The knowledge base embodies all of the Expert System's knowledge in the form of rules.
A typical rule-based expert System may contain a few thousand rules. These rules provide the strategies, conclusions,
directives, etc. that allow the Expert System to do its problem solving in logical steps.
All rules consist of a condition and an action to perform if the condition is true. An example of a
rule may be "If there is a smoke, light and heat, then there is a fire". The condition portion of the rule usually
corresponds to a fact, or a set of facts, that can be found in a database (a set of facts that describe the situation
to the expert system, such that the expert system can use these facts to aid it in its problem solving). The action
portion of the rule can specify new fact(s) to add to t
he database (such as in the above-mentioned example), cause other rule(s) to be tested, or can perform actions that
directly affect the real world, such as calling the fire department. Rules may also include a certainty factor that
represent the confidence level that a fact is true or valid.

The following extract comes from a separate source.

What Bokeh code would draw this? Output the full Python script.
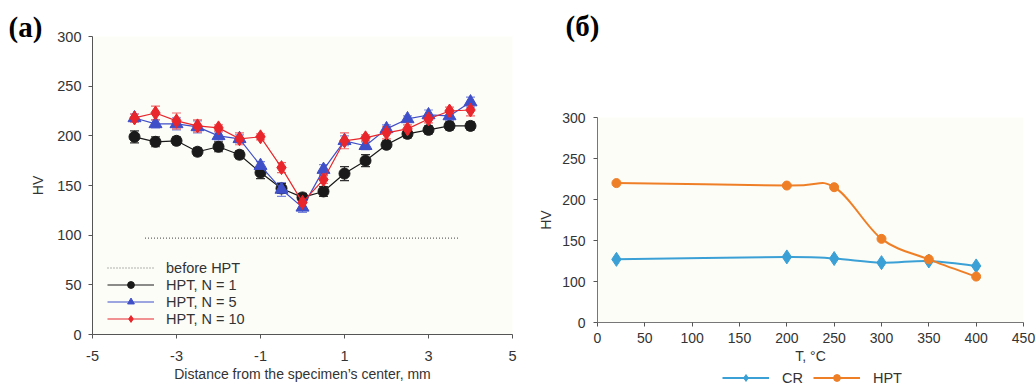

The inference engine contains the problem solving methods of the Expert System. These
methods match the facts contained in the database with the condition(s) of the rules stored in the knowledge base
so that conclusions about the situation can be made. The successive matching of rules (and the execution of the specifed
actions) based on known facts and new facts added to the database during the problem solving process produces inference
chains:
[diagram of inference chain]
The inference chains generated by the expert system during its problem solving shows us how the expert system came to its conclusions, and can be displayed to the user of the expert system to justify the expert system's decisions.